Years ago - a wise person told me — "put your issues up on the shelf and leave them there - don’t take any of them down off the shelf. When the time is right for you to deal with them - they will fall off the shelf and hit you in the head and will have to deal with it."

That was good advice for me then - and when I followed it my life was truly easier, smoother, more joyful.

Then I went a step further ….. I threw the shelf out!

That’s right - I realized as long as I continued to see me with having issues - I was going to continue to have issues. How could I see myself as worthy - if I felt I had core issues to work on - if I felt I was still broken?

I finally got it - why did I beat myself up - make myself crazy trying to fix me - why did I see me as broken? Yet… if a friend of mine told me she was broken - I would not agree with her - I would tell her or him their good qualities - I would certainly not beat them up!

I was never going to feel worthy until - - I Loved Me….. until - - I Loved Me Unconditionally!

So - I threw out my issue shelf and I stopped talking about what was wrong with me. I stopped saying things like "I’m going to get rid of this issue or I am going to change this character defect" — Those statements are like saying "I’m going to stop thinking about Pink Elephants" — Now you are thinking about - - - - Pink Elephants!

You can’t deemphasize something - - the minute you put your attention on it - - your attention is on it - even though you are saying well I am putting my attention on not putting my attention on it - - That is Attention!!

You can not say No to something and have it go away - - No is putting your attention on it… The Universe responds to your vibration.

Today I talk about the things I want - I talk about my good qualities - I talk about the good qualities of others.
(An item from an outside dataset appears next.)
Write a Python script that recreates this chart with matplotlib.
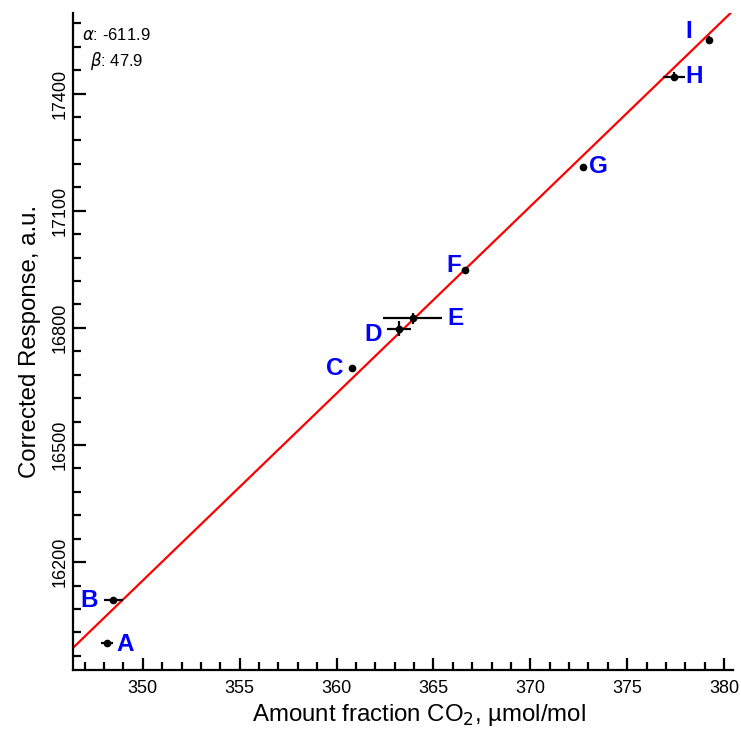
import matplotlib
matplotlib.use("Agg")
import matplotlib.pyplot as plt
import numpy as np
from matplotlib.ticker import MultipleLocator

plt.rcParams["font.family"] = ["Liberation Sans", "DejaVu Sans"]

# Calibration points
labels = ["A", "B", "C", "D", "E", "F", "G", "H", "I"]
x_vals = [348.14, 348.48, 360.81, 363.22, 363.92, 366.64, 372.74, 377.42, 379.21]
y_vals = [15992, 16103, 16696, 16798, 16824, 16949, 17212, 17443, 17537]
x_err = [0.30, 0.49, 0.10, 0.62, 1.51, 0.10, 0.10, 0.56, 0.10]
y_err = [6, 6, 6, 19, 15, 6, 6, 12, 10]

# Fit coefficients
alpha = -611.9
beta = 47.9

# label placement: offset in points and alignment
label_pos = {
    "A": (7, -1, "left"), "B": (-11, 0, "right"), "C": (-6, 0, "right"),
    "D": (-12, -4, "right"), "E": (25, 0, "left"), "F": (-3, 3, "right"),
    "G": (4, 0, "left"), "H": (8, 0, "left"), "I": (-12, 6, "right"),
}

fig = plt.figure(figsize=(7.41, 7.36), dpi=100)
ax = fig.add_axes([0.0985, 0.0897, 0.8905, 0.8925])

xlim = (346.4, 380.45)
ylim = (15924, 17606)
ax.set_xlim(*xlim)
ax.set_ylim(*ylim)

# fitted line
xl = np.array(xlim)
ax.plot(xl, alpha + beta * xl, color="red", lw=1.6, zorder=2)

# data with error bars
ax.errorbar(x_vals, y_vals, xerr=x_err, yerr=y_err, fmt="o", color="black",
            ms=4.5, elinewidth=1.6, capsize=0, zorder=3)

for lab, x, y in zip(labels, x_vals, y_vals):
    dx, dy, ha = label_pos[lab]
    ax.annotate(lab, (x, y), xytext=(dx, dy), textcoords="offset points",
                ha=ha, va="center", color="blue", fontsize=17.5,
                fontweight="bold")

ax.text(0.065, 0.967, r"$\alpha$: -611.9", transform=ax.transAxes,
        fontsize=12, ha="center", va="center")
ax.text(0.067, 0.927, r"$\beta$: 47.9", transform=ax.transAxes,
        fontsize=12, ha="center", va="center")

ax.xaxis.set_major_locator(MultipleLocator(5))
ax.xaxis.set_minor_locator(MultipleLocator(1))
ax.yaxis.set_major_locator(MultipleLocator(300))
ax.yaxis.set_minor_locator(MultipleLocator(60))

for side in ["top", "right"]:
    ax.spines[side].set_visible(False)
for side in ["left", "bottom"]:
    ax.spines[side].set_linewidth(1.6)

ax.tick_params(which="major", direction="in", length=9, width=1.6,
               labelsize=13)
ax.tick_params(which="minor", direction="in", length=5.5, width=1.6)
ax.tick_params(axis="y", which="major", pad=3)
ax.tick_params(axis="x", which="major", pad=7)
for t in ax.get_yticklabels():
    t.set_rotation(90)
    t.set_va("center")

ax.set_xlabel(r"Amount fraction CO$_2$, µmol/mol", fontsize=17.3, labelpad=4,
              x=0.525)
ax.set_ylabel("Corrected Response, a.u.", fontsize=17.3, labelpad=8)

fig.savefig("out.png", dpi=100)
I put my emphasis on those good qualities knowing the Universe will respond to that vibration.

I started out small - I was not able to jump right into "I am a worthy wonderful person" - - I did not fully believe that at first. I needed to take it in smaller steps. Each person needs to find the words that are right for them - and you will know what is right for you - by how you feel.

Today I am truly able to say "I Love Me" - I do believe I am a Magnificent Worthy Being….

And I believe You too, are a Worthy Magnificent Blessed Being!